Monday, August 17, 2009
To Sleep with Mosquitos
There is a saying, "If you think you are too small to make a difference, try going to sleep with a mosquito." I am paraphrasing, but you get the idea. This has been one of the rainiest summers in the Berkshires and with the humidity and heat, our mosquito population is flourishing. They will not make it to the endangered species list anytime soon. In fact, they are probably excited about global warming. They are pretty powerful insects when you think about it. For something so small, they take up an aweful lot of our thinking and conversations. Walking in the woods with a friend last week, doused in bug spray, I managed to escape with only 100 or so welts on my legs. They are not deterred by the chemicals we place on our body. They don't succumb to whispers of sweet nothings, flattery or begging. I tried all three on my hike. I finally resorted to running.
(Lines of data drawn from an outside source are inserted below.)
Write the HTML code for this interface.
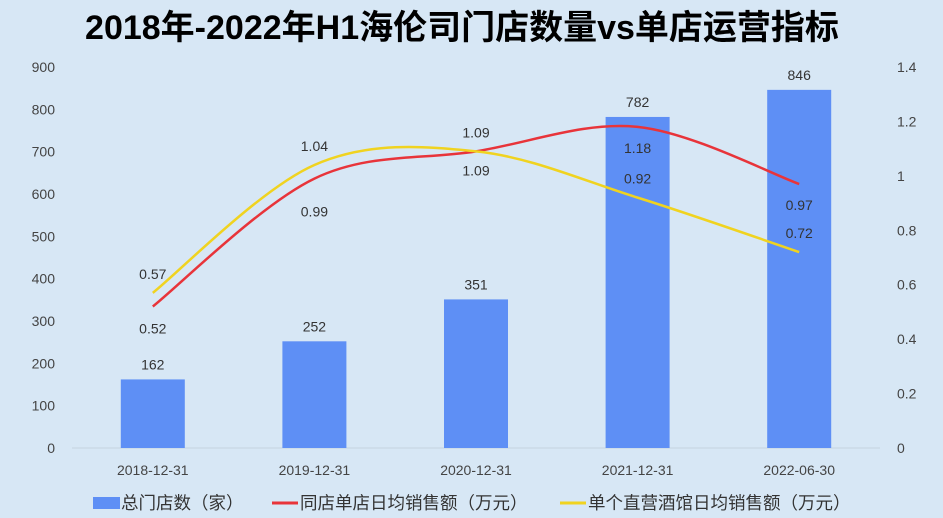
<!DOCTYPE html>
<html><head><meta charset="utf-8"><style>
body{margin:0;background:#d7e7f5;}
svg{display:block;font-family:"Liberation Sans","Noto Sans CJK SC",sans-serif;}
</style></head><body>
<svg id="c" width="943" height="518" viewBox="0 0 943 518">
<rect width="943" height="518" fill="#d7e7f5"/>
<text x="462" y="39" text-anchor="middle" font-size="34" font-weight="bold" fill="#000">2018年-2022年H1海伦司门店数量vs单店运营指标</text>
<g id="g"></g>
</svg>
<script>
const categories=["2018-12-31","2019-12-31","2020-12-31","2021-12-31","2022-06-30"];
const storeCounts=[162,252,351,782,846];
const sameStoreSales=[0.52,0.99,1.09,1.18,0.97];
const barSales=[0.57,1.04,1.09,0.92,0.72];
const leftTicks=[0,100,200,300,400,500,600,700,800,900];
const rightTicks=[0,0.2,0.4,0.6,0.8,1,1.2,1.4];
const NS="http://www.w3.org/2000/svg";
const g=document.getElementById('g');
const y0=448,yTop=67,x0=72,x1=880;
const yL=v=>y0-(v/900)*(y0-yTop);
const yR=v=>y0-(v/1.4)*(y0-yTop);
const xC=i=>x0+(x1-x0)*(i+0.5)/categories.length;
function mk(t,a,txt){const e=document.createElementNS(NS,t);for(const k in a)e.setAttribute(k,a[k]);if(txt!==undefined)e.textContent=txt;g.appendChild(e);return e;}
leftTicks.forEach(v=>{const e=mk('text',{x:55,y:yL(v)+5,'text-anchor':'end','font-size':14,fill:'#444'},v);

});
rightTicks.forEach(v=>{const e=mk('text',{x:897,y:yR(v)+5,'text-anchor':'start','font-size':14,fill:'#444'},String(v));

});
const ax=mk('line',{x1:x0,x2:x1,y1:y0,y2:y0,stroke:'#c6d3df','stroke-width':1});


categories.forEach((c,i)=>{const e=mk('text',{x:xC(i),y:475,'text-anchor':'middle','font-size':14,fill:'#444'},c);

});
storeCounts.forEach((v,i)=>{const b=mk('rect',{x:xC(i)-32,y:yL(v),width:64,height:y0-yL(v),fill:'#5e8ff5'});


const t=mk('text',{x:xC(i),y:yL(v)-10,'text-anchor':'middle','font-size':14,fill:'#333'},v);

});
function smooth(pts){let d=`M${pts[0][0]},${pts[0][1]}`;const t=1/6;for(let i=0;i<pts.length-1;i++){const p0=pts[i-1]||pts[i],p1=pts[i],p2=pts[i+1],p3=pts[i+2]||p2;
d+=` C${p1[0]+(p2[0]-p0[0])*t},${p1[1]+(p2[1]-p0[1])*t} ${p2[0]-(p3[0]-p1[0])*t},${p2[1]-(p3[1]-p1[1])*t} ${p2[0]},${p2[1]}`;}return d;}
function line(vals,color,name,off){const pts=vals.map((v,i)=>[xC(i),yR(v)]);
const p=mk('path',{d:smooth(pts),fill:'none',stroke:color,'stroke-width':2.5});


vals.forEach((v,i)=>{const t=mk('text',{x:xC(i),y:yR(v)+off[i],'text-anchor':'middle','font-size':14,fill:'#333'},v.toFixed(2));

});}
line(sameStoreSales,'#e8343a','same-store-sales-line',[27,38,24,26,26]);
line(barSales,'#f0d320','bar-sales-line',[-14,-14,-14,-14,-14]);
const leg=[['rect','#5e8ff5','总门店数（家）',93],['line','#e8343a','同店单店日均销售额（万元）',272],['line','#f0d320','单个直营酒馆日均销售额（万元）',560]];
leg.forEach(l=>{let m;if(l[0]==='rect')m=mk('rect',{x:l[3],y:497,width:27,height:12,fill:l[1]});else m=mk('line',{x1:l[3],x2:l[3]+26,y1:503,y2:503,stroke:l[1],'stroke-width':3});


const t=mk('text',{x:l[3]+28,y:509,'font-size':17.5,fill:'#333'},l[2]);

});
</script>
</body></html>
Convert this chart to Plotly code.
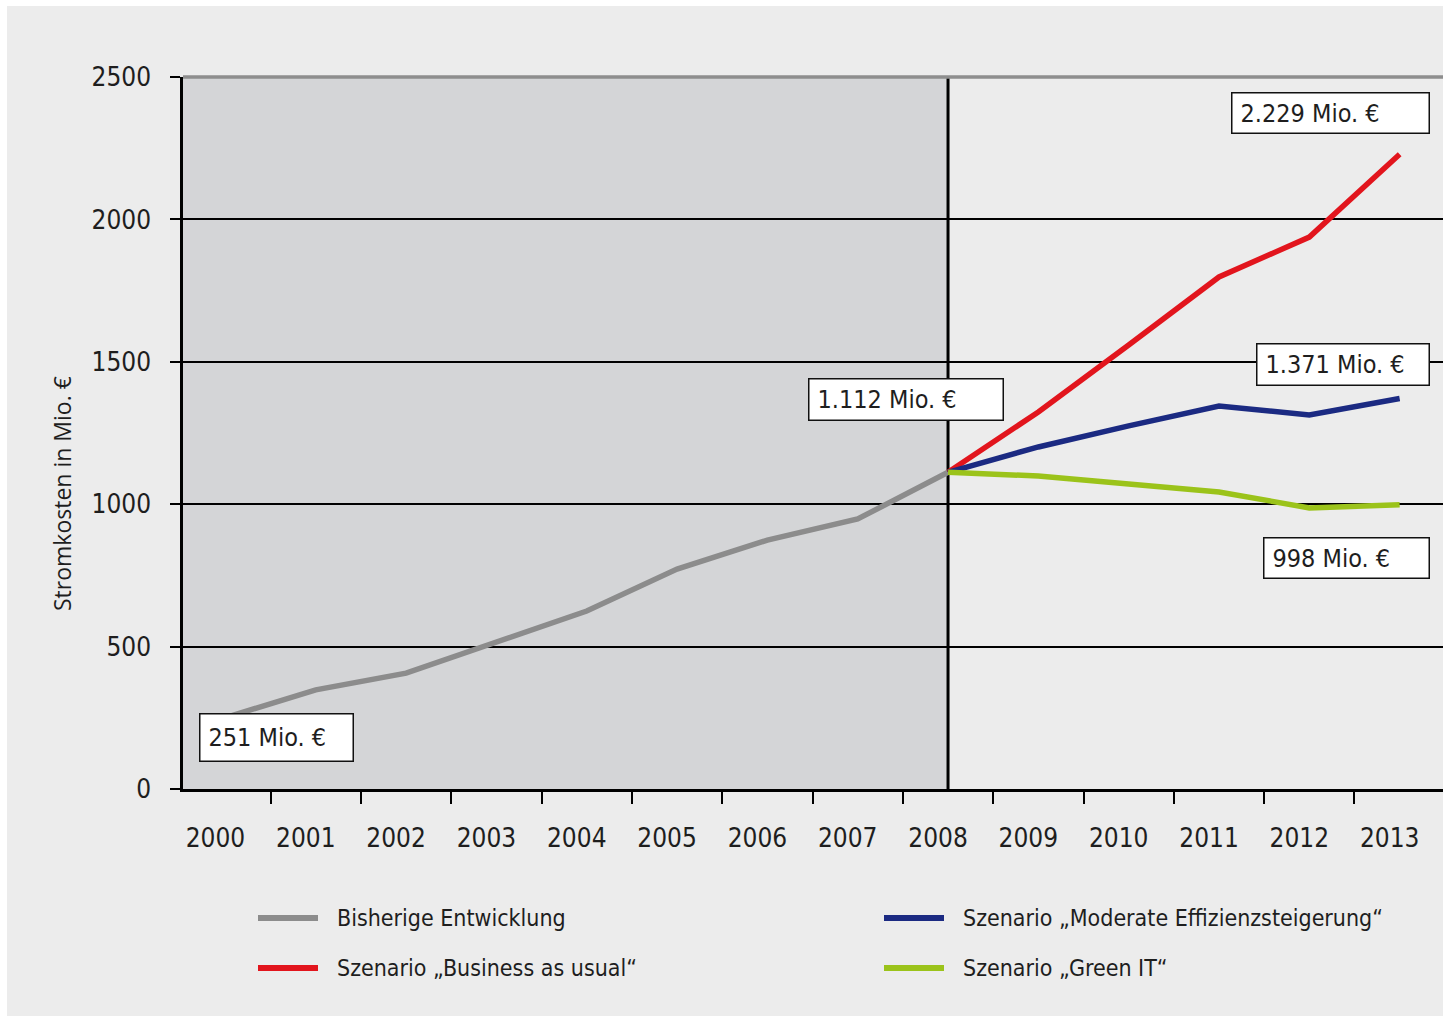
import plotly.graph_objects as go

# --- data -------------------------------------------------------------
jahre = [str(j) for j in range(2000, 2014)]
jahre_bisher = jahre[:9]          # 2000-2008
jahre_szenario = jahre[8:]        # 2008-2013

bisherige_entwicklung = [251, 348, 407, 516, 625, 772, 874, 948, 1112]
business_as_usual = [1112, 1324, 1559, 1798, 1938, 2229]
moderate_effizienz = [1112, 1201, 1275, 1345, 1313, 1371]
green_it = [1112, 1099, 1071, 1043, 987, 998]

y_ticks = [0, 500, 1000, 1500, 2000, 2500]

serien_namen = [
    "Bisherige Entwicklung",
    "Szenario \u201eModerate Effizienzsteigerung\u201c",
    "Szenario \u201eBusiness as usual\u201c",
    "Szenario \u201eGreen IT\u201c",
]
farben = ["#8c8c8c", "#1b2a82", "#e2151d", "#9bc31a"]

# --- layout geometry (pixels) ------------------------------------------
W, H = 1443, 1017
L, R, T, B = 183, 0, 77, 228
PW, PH = W - L - R, H - T - B


def xp(px):
    return (px - L) / PW


def yp(py):
    return (H - B - py) / PH


NARROW = "Liberation Sans Narrow, Arial Narrow, DejaVu Sans Condensed, sans-serif"
TXT = "#1e1e1e"

fig = go.Figure()

fig.add_trace(go.Scatter(x=jahre_bisher, y=bisherige_entwicklung, mode="lines",
                         line=dict(color=farben[0], width=5.5), name=serien_namen[0]))
fig.add_trace(go.Scatter(x=jahre_szenario, y=business_as_usual, mode="lines",
                         line=dict(color=farben[2], width=5.5), name=serien_namen[2]))
fig.add_trace(go.Scatter(x=jahre_szenario, y=moderate_effizienz, mode="lines",
                         line=dict(color=farben[1], width=5.5), name=serien_namen[1]))
fig.add_trace(go.Scatter(x=jahre_szenario, y=green_it, mode="lines",
                         line=dict(color=farben[3], width=5.5), name=serien_namen[3]))

shapes = [
    # light grey panel with thin white frame
    dict(type="rect", xref="paper", yref="paper", x0=xp(7), x1=xp(W + 5),
         y0=yp(1016), y1=yp(6), fillcolor="#ececec", line_width=0, layer="below"),
    # historical period shading
    dict(type="rect", xref="x", yref="y", x0=-0.6, x1=8, y0=0, y1=2500,
         fillcolor="#d4d5d7", line_width=0, layer="below"),
    # grey top frame line
    dict(type="line", xref="paper", yref="paper", x0=0, x1=1, y0=1, y1=1,
         line=dict(color="#8e8e8e", width=3.5), layer="above"),
    # divider at 2008
    dict(type="line", xref="x", yref="y", x0=8, x1=8, y0=0, y1=2500,
         line=dict(color="black", width=3), layer="between"),
]

# legend drawn by hand: two columns, two rows
leg_pos = [(258, 318, 918), (884, 944, 918), (258, 318, 968), (884, 944, 968)]
annotations = []
for name, farbe, (lx0, lx1, ly) in zip(serien_namen, farben, leg_pos):
    shapes.append(dict(type="line", xref="paper", yref="paper",
                       x0=xp(lx0), x1=xp(lx1), y0=yp(ly), y1=yp(ly),
                       line=dict(color=farbe, width=6)))
    annotations.append(dict(xref="paper", yref="paper", x=xp(lx1 + 17), y=yp(ly),
                            xanchor="left", yanchor="middle", showarrow=False,
                            text=name, font=dict(family=NARROW, size=23, color=TXT)))

# value boxes
wert_boxen = [
    ("2.229 Mio. \u20ac", 11.134, 2447, 199, 42),
    ("1.112 Mio. \u20ac", 6.45, 1443, 196, 43),
    ("1.371 Mio. \u20ac", 11.41, 1566, 174, 43),
    ("998 Mio. \u20ac", 11.49, 885, 167, 42),
    ("251 Mio. \u20ac", -0.295, 267, 155, 49),
]
for text, bx, by, bw, bh in wert_boxen:
    annotations.append(dict(xref="x", yref="y", x=bx, y=by, xanchor="left", yanchor="top",
                            showarrow=False, text=text, align="left",
                            width=bw - 19, height=bh - 19, borderpad=8,
                            bgcolor="white", bordercolor="#111", borderwidth=1.5,
                            font=dict(family=NARROW, size=25, color=TXT)))

# axis title
annotations.append(dict(xref="paper", yref="paper", x=xp(62), y=yp(493),
                        xanchor="center", yanchor="middle", showarrow=False,
                        textangle=-90, text="Stromkosten in Mio. \u20ac",
                        font=dict(family="Open Sans, DejaVu Sans, sans-serif", size=23, color=TXT)))

fig.update_layout(
    width=W, height=H,
    margin=dict(l=L, r=R, t=T, b=B, pad=0),
    paper_bgcolor="white", plot_bgcolor="#ececec",
    showlegend=False,
    shapes=shapes, annotations=annotations,
    xaxis=dict(type="category", categoryorder="array", categoryarray=jahre,
               range=[-0.47, 13.48], tickson="boundaries",
               ticks="outside", ticklen=12, tickwidth=2, tickcolor="black",
               showline=True, linecolor="black", linewidth=2.5,
               showgrid=False, zeroline=False,
               ticklabelshift=-10, ticklabelstandoff=24,
               tickfont=dict(family=NARROW, size=26, color=TXT)),
    yaxis=dict(range=[0, 2500], tickvals=y_ticks,
               ticks="outside", ticklen=10, tickwidth=2, tickcolor="black",
               showline=True, linecolor="black", linewidth=2.5,
               showgrid=True, gridcolor="black", gridwidth=1.5, zeroline=False,
               ticklabelstandoff=14,
               tickfont=dict(family=NARROW, size=26, color=TXT)),
)

fig.write_html("out.html")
You can outrun them, but stop and they catch up. There are articles written about them, whole conversations take place with this little creature as the topic. We have become mosquito obsessed. For a good reason, they are eating us alive. But I return to the quote. I could learn a lot from a mosquito, not a lesson in nutrition, but one in persistence. They will try to bite no matter who you are. They are not afraid to fail and go the extra mile, or three, to get their dinner. They are unaware of their size, and have no fear. They take chances, landing on an eyeball or wrist. This morning I was journaling about fear, mainly my fear of failure, but what goes with that is a fear of success. What if I succeeded at my goals? Would everyone like me or would they talk behind my back? Am I freezing up, skipping some work because it just might help me to succeed? Can I break the fear into pieces to examine them closer? What is behind the flight or fight? Am I feeling too small to make a difference? For me the process of writing keeps me sane. I sit and type and immediately feel a sense of serenity. But when I am upset I don't turn to my journal or computer, I turn to ice cream or anger or pity. Today I am holed up in my apartment, spending the day writing. I would like to think I could sit outside, but there is danger lurking. That is power and that is why I should pay attention to the lesson the tiny insects teach. Off to find my Caladryl.